Early Bronze Age battle site found on German river bank
- Published
Fractured human remains found on a German river bank could provide the first compelling evidence of a major Bronze Age battle.
Archaeological excavations of the Tollense Valley in northern Germany unearthed fractured skulls, wooden clubs and horse remains dating from around 1200 BC.
The injuries to the skulls suggest face-to-face combat in a battle perhaps fought between warring tribes, say the researchers.
The paper, published in the journal Antiquity, external, is based primarily on an investigation begun in 2008 of the Tollense Valley site, which involved both ground excavations and surveys of the riverbed by divers.
They found remains of around 100 human bodies, of which eight had lesions to their bones.
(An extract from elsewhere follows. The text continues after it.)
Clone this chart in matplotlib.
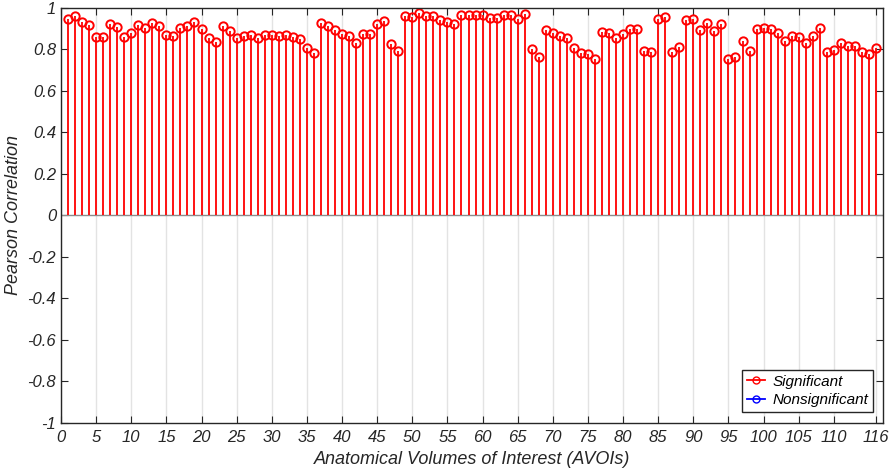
import numpy as np
import matplotlib.pyplot as plt

plt.rcParams['font.family'] = ['Liberation Sans', 'DejaVu Sans']
plt.rcParams['font.style'] = 'italic'

# Pearson correlation per AVOI (1..116), all significant
r_sig = [0.947, 0.960, 0.932, 0.918, 0.862, 0.859, 0.924, 0.907, 0.862, 0.881,
         0.920, 0.902, 0.926, 0.915, 0.871, 0.865, 0.902, 0.915, 0.933, 0.899,
         0.854, 0.836, 0.915, 0.888, 0.854, 0.866, 0.871, 0.854, 0.868, 0.868,
         0.864, 0.871, 0.860, 0.851, 0.806, 0.782, 0.926, 0.915, 0.895, 0.876,
         0.864, 0.833, 0.876, 0.873, 0.923, 0.937, 0.828, 0.794, 0.960, 0.957,
         0.974, 0.960, 0.960, 0.940, 0.934, 0.923, 0.965, 0.968, 0.968, 0.965,
         0.950, 0.953, 0.965, 0.965, 0.945, 0.973, 0.802, 0.765, 0.892, 0.878,
         0.864, 0.857, 0.809, 0.785, 0.777, 0.753, 0.884, 0.878, 0.854, 0.876,
         0.899, 0.899, 0.794, 0.789, 0.948, 0.957, 0.786, 0.814, 0.940, 0.945,
         0.892, 0.929, 0.889, 0.923, 0.753, 0.764, 0.839, 0.794, 0.900, 0.904,
         0.899, 0.881, 0.843, 0.864, 0.860, 0.831, 0.866, 0.905, 0.789, 0.798,
         0.829, 0.818, 0.815, 0.786, 0.777, 0.806]
avoi = np.arange(1, len(r_sig) + 1)
xticks = list(range(0, 111, 5)) + [116]
yticks = [-1, -0.8, -0.6, -0.4, -0.2, 0, 0.2, 0.4, 0.6, 0.8, 1]

fig = plt.figure(figsize=(8.89, 4.70), dpi=100)
ax = fig.add_axes([0.0686, 0.1, 0.9247, 0.883])

ax.grid(axis='x', color='#e3e3e3', linewidth=1.0, zorder=0)
ax.set_axisbelow(True)

markers, stems, base = ax.stem(avoi, r_sig, linefmt='r-', markerfmt='o', basefmt=' ')
stems.set_linewidth(1.3)
markers.set_color('red')
markers.set_markerfacecolor('none')
markers.set_markersize(6)
markers.set_markeredgewidth(1.4)
ax.axhline(0, color='#8c8c8c', linewidth=1.0, zorder=1)

# legend handles (no nonsignificant AVOIs here)
ax.plot([], [], 'r-o', mfc='none', ms=5, lw=1.3, label='Significant')
ax.plot([], [], 'b-o', mfc='none', ms=5, lw=1.3, label='Nonsignificant')
leg = ax.legend(loc='lower right', fontsize=11, fancybox=False, framealpha=1,
                edgecolor='#262626', handlelength=1.2, handletextpad=0.5,
                borderpad=0.3, labelspacing=0.3, borderaxespad=0,
                bbox_to_anchor=(0.988, 0.027))
leg.get_frame().set_linewidth(1.0)

ax.set_xlim(0, 117)
ax.set_ylim(-1, 1)
ax.set_xticks(xticks)
ax.set_yticks(yticks)
ax.set_yticklabels([f'{v:g}' for v in yticks])
ax.tick_params(direction='in', top=True, right=True, labelsize=12,
               colors='#262626', length=5)
ax.tick_params(axis='x', pad=5)
for s in ax.spines.values():
    s.set_color('#262626')
    s.set_linewidth(1.0)

ax.set_xlabel('Anatomical Volumes of Interest (AVOIs)', fontsize=13, color='#262626', labelpad=4)
ax.set_ylabel('Pearson Correlation', fontsize=13, color='#262626', labelpad=4)

fig.savefig('out.png', dpi=100)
Most of the bodies, but not all, appeared to be young men.
The injuries included skull damage caused by massive blows or arrowheads, and some of the injuries appear to have been fatal.
One humerus (upper arm) bone contained an arrow head embedded more than 22mm into the bone, while a thigh bone fracture suggests a fall from a horse (horse bones were also found at the site).
The archaeologists also found remains of two wooden clubs, one the shape of a baseball bat and made of ash, the second the shape of a croquet mallet and made of sloe wood.
Dr Harald Lubke of the Centre for Baltic and Scandinavian Archaeology in Germany said the evidence pointed to a major battle site, perhaps the earliest found to date.
"At the the beginning of the Neolithic, we have finds like Talheim in Germany, where we have evidence of violence, but it doesn't look like this situation in the Tollense Valley where we have many humans there in the riverbed," he told the BBC.
"We have a lot of violence from blunt weapons without any healing traces, and we have also evidence of sharp weapons. There are a lot of signs that this happened immediately before the victims died and the bodies are not buried in the normal way."
The archaeologists found no pottery, ornaments or paved surfaces which might be suggestive of formal graves or burial rituals.
Many of the bones appear to have been transported some distance by the river, although some finds appear to be in their original position.
The researchers suggest the bodies may have been dumped in the river before being washed away and deposited on a sandbar. Alternatively, the dead could have been killed on the spot in "the swampy valley environment", the paper concludes.
Dr Lubke believes the real conflict may have been fought out further up the river, and that the bodies so far found represent just a fraction of the carnage wrought by the battle.
"This is only a sample, what we have found up until now - the modern river bed only cuts across part of the river bed of that time. There are likely to be many more remains.
"It's absolutely necessary to find the place where the bodies came into the water and that will explain if it really was a battle or something else, such as an offering, but we believe that a fight is the best explanation at the moment."
Evidence was also found among the human remains of a millet diet, which is not typical of Northern Germany at the time, which the researchers say may betray the presence of invaders.
While bronze pins of a Silesian design could suggest contact with the Silesian region 400km to the south-east, they say.